From: Kjetil Kjernsmo <kjetil@kjernsmo.net>
Date: Mon, 24 Nov 2014 09:54:25 +0100
To: public-hydra@w3.org
Message-ID: <3077414.jpBD7z2ARa@owl>

On Sunday 23. November 2014 10.56.24 Ruben Verborgh wrote:
> It really depends on the update frequency of the datasets.
> Some of the most referenced datasets in the SemWeb are static,
> like the various DBpedia versions we all know very well,
> and those never change once created (not talking about Live).
> Hence, we are able to host them through the HDT compressed triple
> format, which gives excellent performance for those cases,
> far better than what I've seen any DBMS do.

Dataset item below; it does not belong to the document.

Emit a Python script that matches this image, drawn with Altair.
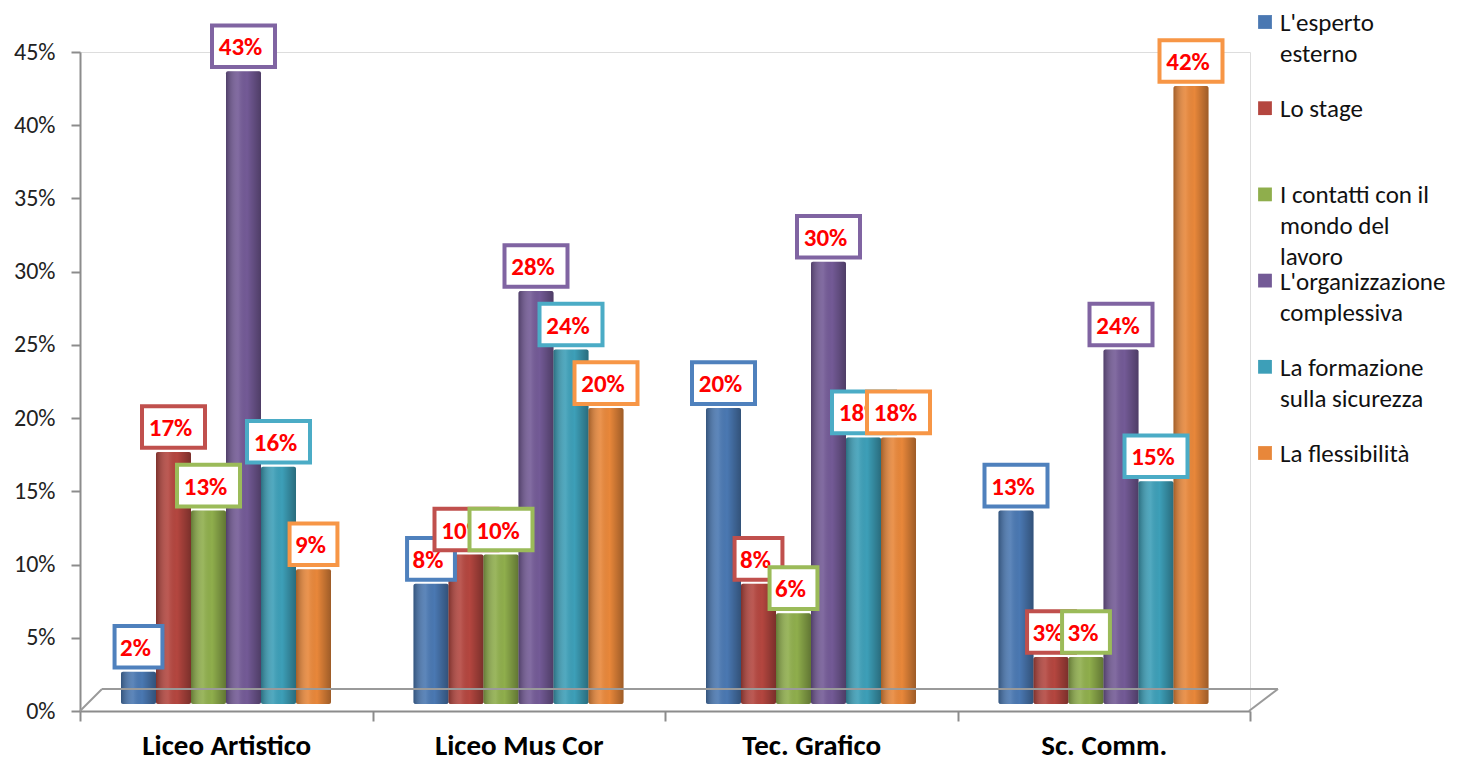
import altair as alt
import pandas as pd

categories = ["Liceo Artistico", "Liceo Mus Cor", "Tec. Grafico", "Sc. Comm."]
series = [
    "L'esperto esterno",
    "Lo stage",
    "I contatti  con il mondo del lavoro",
    "L'organizzazione complessiva",
    "La formazione sulla sicurezza",
    "La flessibilità",
]
legend_lines = [
    ["L'esperto", "esterno"],
    ["Lo stage"],
    ["I contatti  con il", "mondo del", "lavoro"],
    ["L'organizzazione", "complessiva"],
    ["La formazione", "sulla sicurezza"],
    ["La flessibilità"],
]
# percent values per series, in category order
esperto = [2, 8, 20, 13]
stage = [17, 10, 8, 3]
contatti = [13, 10, 6, 3]
organizzazione = [43, 28, 30, 24]
formazione = [16, 24, 18, 15]
flessibilita = [9, 20, 18, 42]
all_values = [esperto, stage, contatti, organizzazione, formazione, flessibilita]

bar_colors = ["#4a78b2", "#b4463f", "#8fae4c", "#735a96", "#3d9fb8", "#e8873a"]
box_colors = ["#4f81bd", "#c0504d", "#9bbb59", "#8064a2", "#4bacc6", "#f79646"]
y_ticks = [0, 0.05, 0.10, 0.15, 0.20, 0.25, 0.30, 0.35, 0.40, 0.45]

FONT = "Carlito, Lato, sans-serif"

rows = []
for s, vals in zip(series, all_values):
    for c, v in zip(categories, vals):
        rows.append({"category": c, "series": s, "value": v / 100.0,
                     "label": f"{v}%", "digits": str(len(str(v)))})
df = pd.DataFrame(rows)
legend_df = pd.DataFrame({"series": series, "lines": legend_lines})

W, H = 1170, 659

x_enc = alt.X("category:N", sort=categories,
              scale=alt.Scale(paddingInner=0, paddingOuter=0),
              axis=alt.Axis(title=None, tickBand="extent", labelAngle=0,
                            labelFont=FONT, labelFontSize=29, labelFontWeight="bold",
                            labelColor="#000", labelPadding=10,
                            domainColor="#8c8c8c", domainWidth=2,
                            tickColor="#8c8c8c", tickWidth=2, tickSize=10))
xoff = alt.XOffset("series:N", sort=series,
                   scale=alt.Scale(range=[41, 251], paddingInner=0, paddingOuter=0))
y_scale = alt.Scale(domain=[0, 0.45], nice=False, zero=True)
y_axis = alt.Axis(title=None, format=".0%", values=y_ticks, grid=False,
                  labelFont=FONT, labelFontSize=24, labelColor="#222",
                  labelPadding=16, domainColor="#8c8c8c", domainWidth=2,
                  tickColor="#8c8c8c", tickWidth=2, tickSize=9)
y_plain = alt.Y("value:Q", scale=y_scale, stack=None)
color_enc = alt.Color("series:N", sort=series,
                      scale=alt.Scale(domain=series, range=bar_colors), legend=None)

base = alt.Chart(df)

bar_kw = dict(yOffset=-10, y2Offset=-7, xOffset=-3, cornerRadius=2)
bars = base.mark_bar(**bar_kw).encode(
    x=x_enc, xOffset=xoff,
    y=alt.Y("value:Q", scale=y_scale, axis=y_axis, stack=None),
    y2=alt.datum(0),
    color=color_enc,
)

shade = alt.LinearGradient(
    gradient="linear", x1=0, x2=1, y1=0, y2=0,
    stops=[
        alt.GradientStop(color="rgba(0,0,0,0.30)", offset=0),
        alt.GradientStop(color="rgba(255,255,255,0.10)", offset=0.35),
        alt.GradientStop(color="rgba(0,0,0,0.0)", offset=0.6),
        alt.GradientStop(color="rgba(0,0,0,0.32)", offset=1),
    ],
)
bars_shade = base.mark_bar(fill=shade, **bar_kw).encode(
    x=x_enc, xOffset=xoff, y=y_plain, y2=alt.datum(0),
)

floor_src = alt.Data(values=[{"k": 0}])
floor_style = dict(color="#9a9a9a", strokeWidth=2)
floor_left = alt.Chart(floor_src).mark_rule(**floor_style).encode(
    x=alt.value(0), y=alt.value(H), x2=alt.value(22), y2=alt.value(H - 22))
floor_back = alt.Chart(floor_src).mark_rule(**floor_style).encode(
    x=alt.value(22), y=alt.value(H - 22), x2=alt.value(W + 28), y2=alt.value(H - 22))
floor_right = alt.Chart(floor_src).mark_rule(**floor_style).encode(
    x=alt.value(W + 28), y=alt.value(H - 22), x2=alt.value(W - 1), y2=alt.value(H))

path2 = "M-1,-0.66H1V0.66H-1Z"
path1 = "M-0.76,-0.66H0.76V0.66H-0.76Z"

label_layers = []
for s, bc in zip(series, box_colors):
    sub = base.transform_filter(alt.datum.series == s)
    box = sub.mark_point(filled=True, fill="white", fillOpacity=1, opacity=1,
                         stroke=bc, strokeWidth=4, size=3969,
                         yOffset=-35, xOffset=-3).encode(
        x=x_enc, xOffset=xoff, y=y_plain,
        shape=alt.Shape("digits:N", scale=alt.Scale(domain=["1", "2"], range=[path1, path2]),
                        legend=None),
    )
    txt = sub.mark_text(font=FONT, fontSize=25, fontWeight="bold", color="#ff0000",
                        baseline="middle", align="center", dy=-34, dx=-3).encode(
        x=x_enc, xOffset=xoff, y=y_plain,
        text="label:N",
    )
    label_layers += [box, txt]

main = alt.layer(bars, bars_shade, floor_left, floor_back, floor_right, *label_layers)

leg_y = alt.Y("series:N", sort=series,
              scale=alt.Scale(domain=series, type="point", range=[-30, 401], padding=0),
              axis=None)
leg_sq = alt.Chart(legend_df).mark_square(size=190, opacity=1).encode(
    x=alt.value(W + 15), y=leg_y, color=color_enc)
leg_txt = alt.Chart(legend_df).mark_text(font=FONT, fontSize=25, align="left",
                                         baseline="alphabetic", lineHeight=31, dy=9,
                                         color="#111").encode(
    x=alt.value(W + 30), y=leg_y, text="lines")
legend = alt.layer(leg_sq, leg_txt)

chart = alt.layer(main, legend).resolve_scale(y="independent").properties(
    width=W, height=H,
    autosize=alt.AutoSizeParams(type="none"),
    padding={"left": 72, "top": 44, "right": 218, "bottom": 55},
).configure_view(strokeWidth=0).configure(background="white")

chart.save("out.html", embed_options={"renderer": "svg", "actions": False})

Well, while you are right in that you post some impressive figures, I'm not so sure that's not mainly an 
artifact of the benchmarks. :-) You'd expect HDT to be fast for unbound subjects. 

Fast backends are nice, but SPARQLES now sports 80 ms response times for their SPARQL queries, against 
my pure Perl endpoint:
http://sparqles.okfn.org/endpoint?uri=http%3A%2F%2Fdata.lenka.no%2Fsparql
but that's obviously due to the query not going all the way down to the SPARQL endpoint, but is served 
from DDR2 main memory from my Celeron-powered Varnish cache. :-)

I suspect you would need materialization to acheive similar numbers, which divides the problem space into 
two parts: The queries that you know people will do, and the ones that you don't know. Update frequencies, 
if we talk several seconds, are not all that important, if you have thousands of identical queries within 10 
seconds, caching is still of paramount importance.

So, the question is how you do materalization for the queries that you do know people will run. In the vast 
majority of cases, the way you solve this is a having a list of URLs on a host outside of you cache, and you 
signal wget to visit this list when you update. Perhaps you need something slightly more sophisticated if you 
update just parts of the dataset, but this is two one-liners, it couldn't be done any simpler. In this case, the 
backend performance isn't all that important as the above example shows, so, you might claim that you 
can do it faster than any DBMS, but that'd be premature optimization, IMHO.

To respond to arbitrary queries that is hard to predict, it is a different story, but at that point, I'm not quite 
likely to concede that the DBMS isn't nice to have just yet, also for performance reasons. :-)

Cheers,

Kjetil

Received on Monday, 24 November 2014 08:55:43 UTC